El problema es que tal vez ese entregarse a la épica y el orgullo enmascare un tanto —ha pasado siempre— la parte de negligencia y mafia y prosaísmo delincuencial que tiene pinta de que hay detrás de este accidente que nunca debería haber estado cerca de producirse. Es verdad que, entre todo lo que se recupera, también hay esas coplillas sobre el capitalista que se lucra a costa del obrero que se arriesga; el patrón que con sus sortijas, sombrero, gravedad y aburrido gesto mira impaciente el reloj, al lado del chófer con la gorra de plato que se siente desplazado, mientras se saca del pozo a los hombres que no volvieron.

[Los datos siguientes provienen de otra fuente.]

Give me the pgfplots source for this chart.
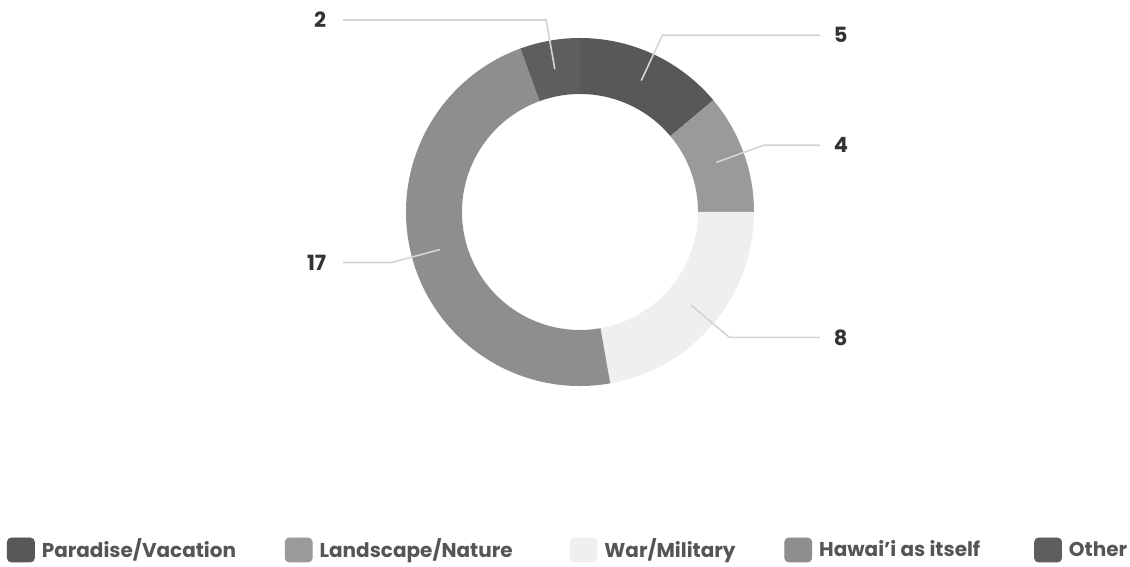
\documentclass[border=0pt]{standalone}
\usepackage{pgfplots}
\pgfplotsset{compat=1.18}
\usepackage{pgfplotstable}
\usepackage{fontspec}
\setmainfont{Poppins}
\definecolor{cPar}{HTML}{585858}
\definecolor{cLand}{HTML}{9A9A9A}
\definecolor{cWar}{HTML}{EFEFEF}
\definecolor{cHaw}{HTML}{8E8E8E}
\definecolor{cOth}{HTML}{5E5E5E}
\definecolor{cLead}{HTML}{D4D4D4}
\definecolor{cText}{HTML}{555555}
\definecolor{cNum}{HTML}{333333}

\pgfplotstableread[col sep=comma]{
name,value,color
Paradise/Vacation,5,cPar
Landscape/Nature,4,cLand
War/Military,8,cWar
Hawai'i as itself,17,cHaw
Other,2,cOth
}\datatable

\pgfplotstablegetrowsof{\datatable}
\pgfmathtruncatemacro\lastrow{\pgfplotsretval-1}
\gdef\total{0}
\pgfplotstableforeachcolumnelement{value}\of\datatable\as\v{%
  \pgfmathparse{\total+\v}\xdef\total{\pgfmathresult}}

% geometry (1 axis unit = 1 px = 0.5pt)
\def\cx{580}
\def\cy{-212}
\def\Ro{87pt}
\def\Ri{59pt}
\def\Rs{72.5pt}
\def\Re{97.5pt}

\begin{document}
\begin{tikzpicture}
\begin{axis}[
  scale only axis,
  width=565pt, height=283.5pt,
  xmin=0, xmax=1130, ymin=-567, ymax=0,
  hide axis, clip=false,
  legend columns=5,
  legend style={at={(axis cs:7,-550)}, anchor=west, draw=none, fill=none,
    inner sep=0pt, outer sep=0pt,
    font=\fontsize{10}{12}\selectfont\bfseries, text=cText,
    nodes={inner sep=0pt},
    /tikz/every odd column/.append style={column sep=3.5pt},
    /tikz/every even column/.append style={column sep=0pt}},
]
\path (rel axis cs:0,0) rectangle (rel axis cs:1,1);
\coordinate (L) at (axis cs:343,0);
\coordinate (R) at (axis cs:820,0);
\gdef\cum{0}
\pgfplotsforeachungrouped \i in {0,...,\lastrow}{%
  \pgfplotstablegetelem{\i}{value}\of\datatable \let\v\pgfplotsretval
  \pgfplotstablegetelem{\i}{color}\of\datatable \let\c\pgfplotsretval
  \pgfmathsetmacro\a{90-360*\cum/\total}%
  \pgfmathsetmacro\b{90-360*(\cum+\v)/\total}%
  \pgfmathsetmacro\m{(\a+\b)/2}%
  \pgfmathparse{\cum+\v}\xdef\cum{\pgfmathresult}%
  \edef\temp{\noexpand\fill[\c] ([shift={(\a:\Ro)}]axis cs:\cx,\cy) arc[start angle=\a, end angle=\b, radius=\Ro] -- ([shift={(\b:\Ri)}]axis cs:\cx,\cy) arc[start angle=\b, end angle=\a, radius=\Ri] -- cycle;}%
  \temp
}
\gdef\cum{0}
\pgfplotsforeachungrouped \i in {0,...,\lastrow}{%
  \pgfplotstablegetelem{\i}{value}\of\datatable \let\v\pgfplotsretval
  \pgfmathsetmacro\a{90-360*\cum/\total}%
  \pgfmathsetmacro\b{90-360*(\cum+\v)/\total}%
  \pgfmathsetmacro\m{(\a+\b)/2}%
  \pgfmathparse{\cum+\v}\xdef\cum{\pgfmathresult}%
  \pgfmathparse{cos(\m)>0 ? 1 : 0}%
  \ifnum\pgfmathresult=1
    \edef\temp{\noexpand\draw[cLead, line width=0.8pt] ([shift={(\m:\Rs)}]axis cs:\cx,\cy) -- ([shift={(\m:\Re)}]axis cs:\cx,\cy) coordinate (e) -- (e -| R) node[anchor=west, xshift=6.5pt, inner sep=0pt, text=cNum, font=\noexpand\fontsize{10.5}{12}\noexpand\selectfont\noexpand\bfseries] {\v};}%
  \else
    \edef\temp{\noexpand\draw[cLead, line width=0.8pt] ([shift={(\m:\Rs)}]axis cs:\cx,\cy) -- ([shift={(\m:\Re)}]axis cs:\cx,\cy) coordinate (e) -- (e -| L) node[anchor=east, xshift=-8pt, inner sep=0pt, text=cNum, font=\noexpand\fontsize{10.5}{12}\noexpand\selectfont\noexpand\bfseries] {\v};}%
  \fi
  \temp
}
\addlegendimage{legend image code/.code={\fill[cPar, rounded corners=2pt] (0pt,-6pt) rectangle (13.5pt,6pt);}}
\addlegendentry{\makebox[121.5pt][l]{\strut Paradise/Vacation}}
\addlegendimage{legend image code/.code={\fill[cLand, rounded corners=2pt] (0pt,-6pt) rectangle (13.5pt,6pt);}}
\addlegendentry{\makebox[125pt][l]{\strut Landscape/Nature}}
\addlegendimage{legend image code/.code={\fill[cWar, rounded corners=2pt] (0pt,-6pt) rectangle (13.5pt,6pt);}}
\addlegendentry{\makebox[90pt][l]{\strut War/Military}}
\addlegendimage{legend image code/.code={\fill[cHaw, rounded corners=2pt] (0pt,-6pt) rectangle (13.5pt,6pt);}}
\addlegendentry{\makebox[107.5pt][l]{\strut Hawai'i as itself}}
\addlegendimage{legend image code/.code={\fill[cOth, rounded corners=2pt] (0pt,-6pt) rectangle (13.5pt,6pt);}}
\addlegendentry{\strut Other}
\end{axis}
\end{tikzpicture}
\end{document}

Pero no deja de vestirse con la funda de la epopeya lo que en realidad es todo lo contrario: no una tragedia hazañosa, sino una desgracia chabacana, merecedora, no de un luto orgulloso, sino de un duelo avergonzado; no un asunto de Prometeo, sino de Jesús Gil; no un acontecimiento del género épico, sino del picaresco, aunque incluya muertes, porque la picaresca no siempre es cómica (Jesús Gil no hacía ni puta gracia, aunque la hiciera), y a veces mata.